## Charts and diagrams as code

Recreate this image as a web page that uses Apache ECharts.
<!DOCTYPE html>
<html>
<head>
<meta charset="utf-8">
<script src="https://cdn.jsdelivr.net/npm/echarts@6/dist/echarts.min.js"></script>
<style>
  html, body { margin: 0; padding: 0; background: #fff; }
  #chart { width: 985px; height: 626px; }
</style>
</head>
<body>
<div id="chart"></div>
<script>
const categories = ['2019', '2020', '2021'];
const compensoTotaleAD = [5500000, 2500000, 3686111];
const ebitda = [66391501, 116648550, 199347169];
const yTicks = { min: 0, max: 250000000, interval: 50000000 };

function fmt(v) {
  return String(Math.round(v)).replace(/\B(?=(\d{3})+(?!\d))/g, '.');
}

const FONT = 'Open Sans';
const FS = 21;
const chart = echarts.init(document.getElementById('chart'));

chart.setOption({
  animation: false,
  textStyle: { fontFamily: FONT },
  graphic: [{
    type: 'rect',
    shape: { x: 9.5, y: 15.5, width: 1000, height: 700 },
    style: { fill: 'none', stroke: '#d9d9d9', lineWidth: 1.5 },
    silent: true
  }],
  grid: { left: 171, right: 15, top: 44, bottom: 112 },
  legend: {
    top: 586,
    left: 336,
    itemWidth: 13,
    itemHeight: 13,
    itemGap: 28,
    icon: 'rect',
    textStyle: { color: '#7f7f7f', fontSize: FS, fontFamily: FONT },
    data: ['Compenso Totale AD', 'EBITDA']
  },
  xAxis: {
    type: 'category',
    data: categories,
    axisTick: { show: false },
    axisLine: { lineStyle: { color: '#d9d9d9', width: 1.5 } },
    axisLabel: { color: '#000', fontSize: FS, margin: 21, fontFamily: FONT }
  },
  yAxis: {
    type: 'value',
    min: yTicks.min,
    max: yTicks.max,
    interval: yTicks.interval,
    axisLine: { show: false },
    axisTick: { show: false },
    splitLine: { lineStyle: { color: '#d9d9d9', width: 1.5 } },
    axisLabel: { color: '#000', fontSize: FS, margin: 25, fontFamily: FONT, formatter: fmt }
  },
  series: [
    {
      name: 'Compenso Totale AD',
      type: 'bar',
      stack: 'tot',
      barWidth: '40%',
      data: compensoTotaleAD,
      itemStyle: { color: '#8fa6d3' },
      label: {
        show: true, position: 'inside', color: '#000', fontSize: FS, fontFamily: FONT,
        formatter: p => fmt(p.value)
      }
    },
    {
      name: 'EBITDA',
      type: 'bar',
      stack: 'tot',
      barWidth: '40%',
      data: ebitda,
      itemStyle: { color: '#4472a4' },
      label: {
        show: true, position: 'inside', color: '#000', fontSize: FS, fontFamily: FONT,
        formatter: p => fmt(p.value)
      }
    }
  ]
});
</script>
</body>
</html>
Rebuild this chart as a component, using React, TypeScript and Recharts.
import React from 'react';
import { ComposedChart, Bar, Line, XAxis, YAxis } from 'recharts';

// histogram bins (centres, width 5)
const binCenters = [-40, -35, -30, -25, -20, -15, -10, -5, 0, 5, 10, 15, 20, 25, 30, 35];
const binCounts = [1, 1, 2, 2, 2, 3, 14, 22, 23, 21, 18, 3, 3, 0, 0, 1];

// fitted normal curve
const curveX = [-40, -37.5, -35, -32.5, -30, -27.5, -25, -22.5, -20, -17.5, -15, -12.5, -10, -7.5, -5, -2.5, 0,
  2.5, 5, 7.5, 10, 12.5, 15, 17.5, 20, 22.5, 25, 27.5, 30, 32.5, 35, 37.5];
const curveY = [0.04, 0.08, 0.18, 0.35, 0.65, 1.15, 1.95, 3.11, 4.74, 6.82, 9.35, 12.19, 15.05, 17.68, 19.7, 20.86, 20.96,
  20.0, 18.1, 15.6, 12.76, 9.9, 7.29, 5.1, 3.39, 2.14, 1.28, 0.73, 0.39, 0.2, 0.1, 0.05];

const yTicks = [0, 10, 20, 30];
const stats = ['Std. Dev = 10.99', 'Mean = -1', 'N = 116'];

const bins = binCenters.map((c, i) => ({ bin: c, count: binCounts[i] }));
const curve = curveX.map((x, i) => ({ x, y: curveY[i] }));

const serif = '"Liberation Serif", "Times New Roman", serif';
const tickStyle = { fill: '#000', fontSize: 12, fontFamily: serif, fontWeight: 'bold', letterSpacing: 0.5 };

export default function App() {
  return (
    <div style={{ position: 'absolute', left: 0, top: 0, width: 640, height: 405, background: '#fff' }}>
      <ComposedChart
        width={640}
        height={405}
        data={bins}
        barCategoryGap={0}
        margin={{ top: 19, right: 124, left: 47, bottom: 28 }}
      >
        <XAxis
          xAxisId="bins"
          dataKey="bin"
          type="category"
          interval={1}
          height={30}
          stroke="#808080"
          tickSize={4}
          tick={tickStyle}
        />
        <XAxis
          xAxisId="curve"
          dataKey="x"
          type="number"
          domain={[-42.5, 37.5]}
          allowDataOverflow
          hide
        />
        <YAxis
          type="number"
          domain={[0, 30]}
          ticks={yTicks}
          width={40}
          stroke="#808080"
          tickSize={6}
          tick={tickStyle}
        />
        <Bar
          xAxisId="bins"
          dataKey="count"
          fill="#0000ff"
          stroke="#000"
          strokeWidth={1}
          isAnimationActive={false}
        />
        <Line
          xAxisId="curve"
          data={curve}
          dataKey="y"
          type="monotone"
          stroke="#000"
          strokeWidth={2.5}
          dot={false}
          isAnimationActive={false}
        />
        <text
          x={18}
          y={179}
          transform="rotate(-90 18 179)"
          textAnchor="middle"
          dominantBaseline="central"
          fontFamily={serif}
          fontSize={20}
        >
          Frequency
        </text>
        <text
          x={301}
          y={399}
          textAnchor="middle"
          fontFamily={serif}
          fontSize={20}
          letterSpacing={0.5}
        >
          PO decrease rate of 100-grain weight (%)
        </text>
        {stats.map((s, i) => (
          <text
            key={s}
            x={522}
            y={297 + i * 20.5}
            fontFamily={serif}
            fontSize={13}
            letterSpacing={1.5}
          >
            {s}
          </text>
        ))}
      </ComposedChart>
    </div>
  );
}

* * *

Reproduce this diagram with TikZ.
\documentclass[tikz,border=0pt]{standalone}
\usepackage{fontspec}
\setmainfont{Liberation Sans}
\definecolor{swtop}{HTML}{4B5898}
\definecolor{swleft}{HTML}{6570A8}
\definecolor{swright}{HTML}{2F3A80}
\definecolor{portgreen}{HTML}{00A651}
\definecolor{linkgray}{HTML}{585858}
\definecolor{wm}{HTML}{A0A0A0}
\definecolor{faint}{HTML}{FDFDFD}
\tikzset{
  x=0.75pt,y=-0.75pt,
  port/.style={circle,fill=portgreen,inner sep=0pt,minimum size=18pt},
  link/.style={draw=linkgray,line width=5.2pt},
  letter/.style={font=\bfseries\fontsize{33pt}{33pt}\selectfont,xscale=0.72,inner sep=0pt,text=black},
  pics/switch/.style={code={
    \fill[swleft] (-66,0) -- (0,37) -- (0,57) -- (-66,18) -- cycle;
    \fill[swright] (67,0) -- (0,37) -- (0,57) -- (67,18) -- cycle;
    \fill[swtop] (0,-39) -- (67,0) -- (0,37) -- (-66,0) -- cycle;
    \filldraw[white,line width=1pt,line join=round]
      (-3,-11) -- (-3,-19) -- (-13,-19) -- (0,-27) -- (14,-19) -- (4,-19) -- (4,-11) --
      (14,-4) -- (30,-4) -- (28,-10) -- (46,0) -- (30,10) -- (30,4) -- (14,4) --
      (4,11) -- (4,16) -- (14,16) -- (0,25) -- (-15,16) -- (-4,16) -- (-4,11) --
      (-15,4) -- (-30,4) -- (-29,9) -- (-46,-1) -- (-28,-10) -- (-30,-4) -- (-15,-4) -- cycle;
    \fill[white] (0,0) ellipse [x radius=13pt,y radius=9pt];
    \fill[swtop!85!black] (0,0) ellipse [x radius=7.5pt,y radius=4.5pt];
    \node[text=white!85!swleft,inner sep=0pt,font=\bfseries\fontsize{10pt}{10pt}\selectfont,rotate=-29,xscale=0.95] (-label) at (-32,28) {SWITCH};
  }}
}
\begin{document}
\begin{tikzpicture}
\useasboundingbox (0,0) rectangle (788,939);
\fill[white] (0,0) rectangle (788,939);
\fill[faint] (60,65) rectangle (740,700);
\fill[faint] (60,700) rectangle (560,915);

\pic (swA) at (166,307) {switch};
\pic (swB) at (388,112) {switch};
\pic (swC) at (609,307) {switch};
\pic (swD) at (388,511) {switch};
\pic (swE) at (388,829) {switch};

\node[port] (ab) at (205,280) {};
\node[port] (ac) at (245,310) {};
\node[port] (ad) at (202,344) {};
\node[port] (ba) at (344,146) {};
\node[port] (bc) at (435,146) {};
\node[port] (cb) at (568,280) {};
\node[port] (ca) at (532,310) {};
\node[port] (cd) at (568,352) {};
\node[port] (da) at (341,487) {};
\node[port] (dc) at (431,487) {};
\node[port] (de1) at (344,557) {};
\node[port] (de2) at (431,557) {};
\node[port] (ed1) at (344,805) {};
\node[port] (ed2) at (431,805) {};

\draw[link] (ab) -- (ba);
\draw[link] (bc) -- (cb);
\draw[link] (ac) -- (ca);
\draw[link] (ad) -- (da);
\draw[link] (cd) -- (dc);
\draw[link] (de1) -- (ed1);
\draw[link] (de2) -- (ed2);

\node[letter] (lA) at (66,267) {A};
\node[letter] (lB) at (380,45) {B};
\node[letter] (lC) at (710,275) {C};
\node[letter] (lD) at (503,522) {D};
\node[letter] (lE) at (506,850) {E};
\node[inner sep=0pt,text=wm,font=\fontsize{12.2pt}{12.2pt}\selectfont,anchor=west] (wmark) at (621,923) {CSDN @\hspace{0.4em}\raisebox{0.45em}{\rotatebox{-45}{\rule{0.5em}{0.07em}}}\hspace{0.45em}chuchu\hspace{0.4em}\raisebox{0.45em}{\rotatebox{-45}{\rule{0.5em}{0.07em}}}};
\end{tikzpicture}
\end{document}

## Problem requirements
Transcribe the lines above from the one with "Rebuild this chart" through the one with "3, 3, 0, 0, 1];". Include both ends and leave out every other line.

## Response to this exercise
Rebuild this chart as a component, using React, TypeScript and Recharts.
import React from 'react';
import { ComposedChart, Bar, Line, XAxis, YAxis } from 'recharts';

// histogram bins (centres, width 5)
const binCenters = [-40, -35, -30, -25, -20, -15, -10, -5, 0, 5, 10, 15, 20, 25, 30, 35];
const binCounts = [1, 1, 2, 2, 2, 3, 14, 22, 23, 21, 18, 3, 3, 0, 0, 1];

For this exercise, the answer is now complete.